О смерти Орджоникидзе мне подробно рассказал Анастас Иванович Микоян,
но значительно позже, после смерти Сталина. Он говорил, что перед его
смертью (тот покончил с собой не в воскресенье, а в субботу или раньше) они
очень долго ходили с Серго по Кремлю. Серго сказал, что дальше не может так
жить, Сталин ему не верит, кадры, которые он подбирал, почти все уничтожены,
бороться же со Сталиным он не может и жить так тоже больше не может.

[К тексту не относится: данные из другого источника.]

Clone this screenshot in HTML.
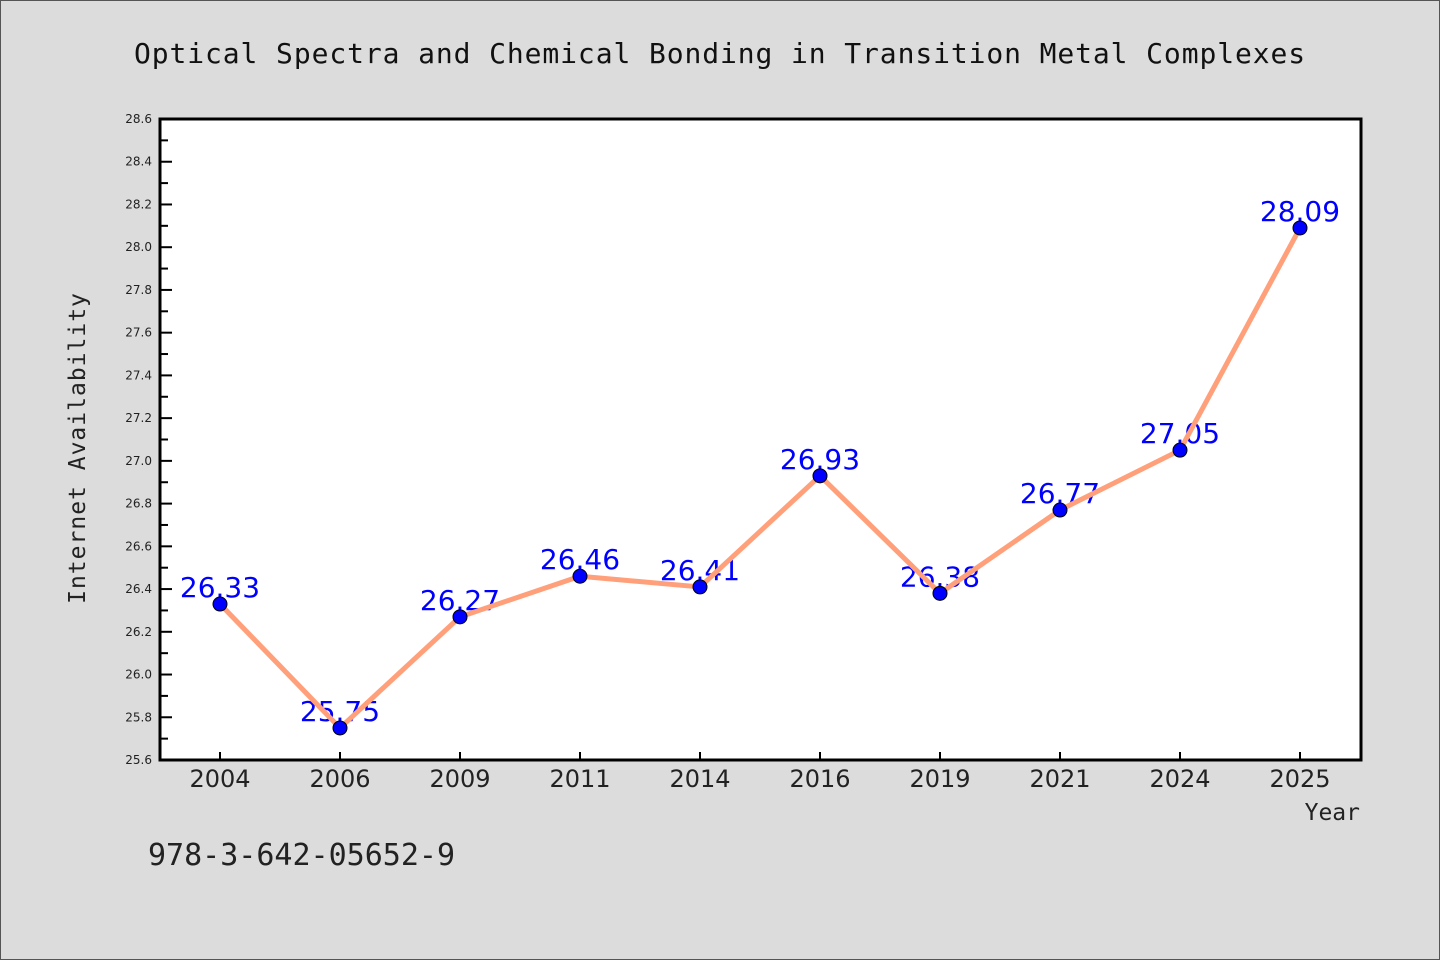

А правду я узнал совершенно случайно, причем во время войны. Я приехал
с фронта. У Сталина на обеде, который тянулся целую ночь, видимо, я попал в
ненормальное состояние. Вспомнил я вдруг о Серго, начал говорить о нем
добрые слова: лишились мы такого человека, умного, хорошего, рано он умер, а
мог бы еще и пожить, и поработать. Смотрю, сразу за столом такая реакция,
как будто я сказал что-то неприличное. Правда, никто мне ничего не сказал, и
такое, знаете ли, повисло молчание. Я это увидел, а потом, когда мы с
Маленковым вышли, я говорю ему: "В чем дело?" -- "А что, ты разве ничего не
знаешь?" -- "Да о чем ты?"
-- "Ведь Серго-то не умер, а застрелился, Сталин его осуждает, а ты
по-доброму сказал о нем, поэтому и возникла пауза, которую ты заметил". --
"В первый раз слышу! Вот так-так...".